When the meeting began late on a Friday afternoon, the CEO got right to the point.  Dan was a 15-year executive with the company and, the CEO believed, a friend.  He deserved the direct approach.

“Dan, as you know we are in the midst of a lot of changes, many of which impact your division.  Because they are so critical to our ongoing success, and given your reservations about these changes, I have decided we need to go in a different direction… Janet (the CHRO) is in the adjoining conference room.  She will brief you on the generous severance plan that I have approved.  Then security will escort you to your office and then we want you to leave the building. This is your last day. I am so sorry but we cannot afford any more delays on the organizational changes that we must make.”

What the CEO should have said is “you are being terminated because you have repeatedly blocked change. That you cannot seem to adapt and have ignored our efforts to get you to change is the reason you are getting the sack.”

This story is not an isolated event in corporate America. Industries facing major challenges to their business models — newspapers, television stations, book publishers, book sellers and healthcare, to name a few — are having to make painful decisions regarding who will remain and who will be shown the door.  Frequently those chosen for termination are those who have dug in their heels, the same executives and managers who have not expanded their knowledge base or skill sets to address the needed changes.
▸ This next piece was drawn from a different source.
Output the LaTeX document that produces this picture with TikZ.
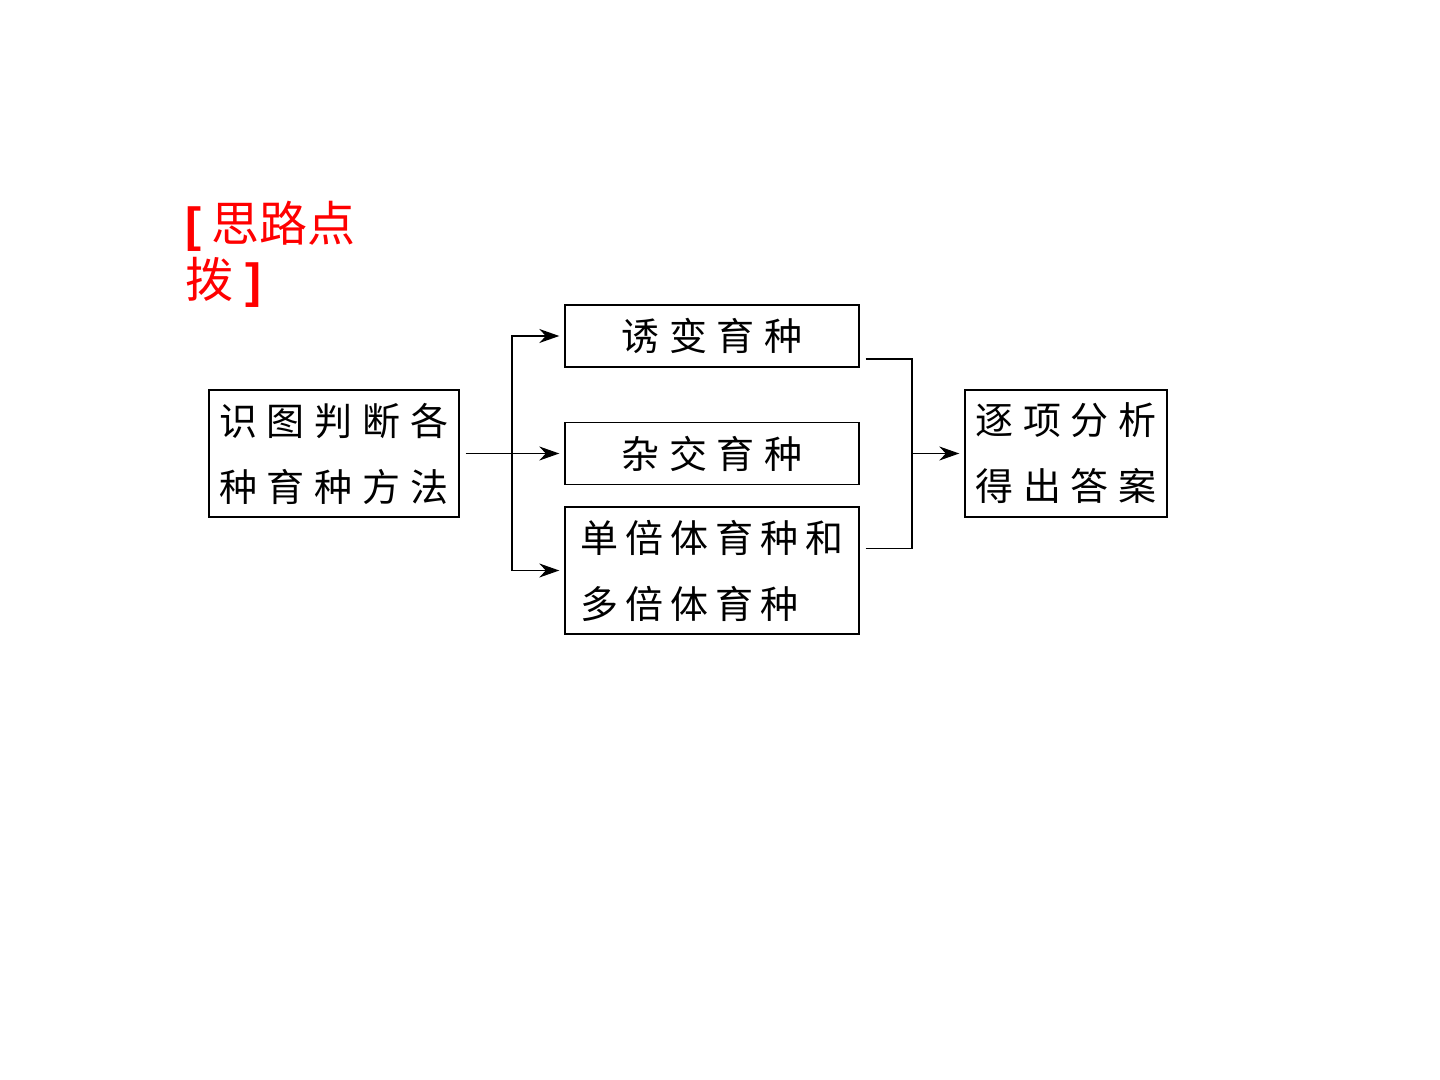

With transformation comes more than a little irony.  Companies almost always spend more time envisioning the change, creating the elements of change, and pushing implementation, than in helping their employees figure out how to adjust, how to adapt.

When your business model is under attack and your organization’s future is in question, stumbling, mumbling and fumbling the execution of change is not an option. Without the buy-in of the workforce, stumbling, mumbling and fumbling will be the least of the organization’s problems. 

Jay Baer, founder and CEO of Convince & Convert, an innovative social media and digital media advisory firm and a true thought leader in this field, says companies may want to consider a new executive for the C-suite:  Chief Mindset Officer.  

Why not?  In healthcare we have lots of chiefs — we have chief experience and chief engagement officers along with five or six other chief positions on the executive roster. If the Chief Mindset Officer can help employees understand, and adjust to, change, then it will probably be worth the investment.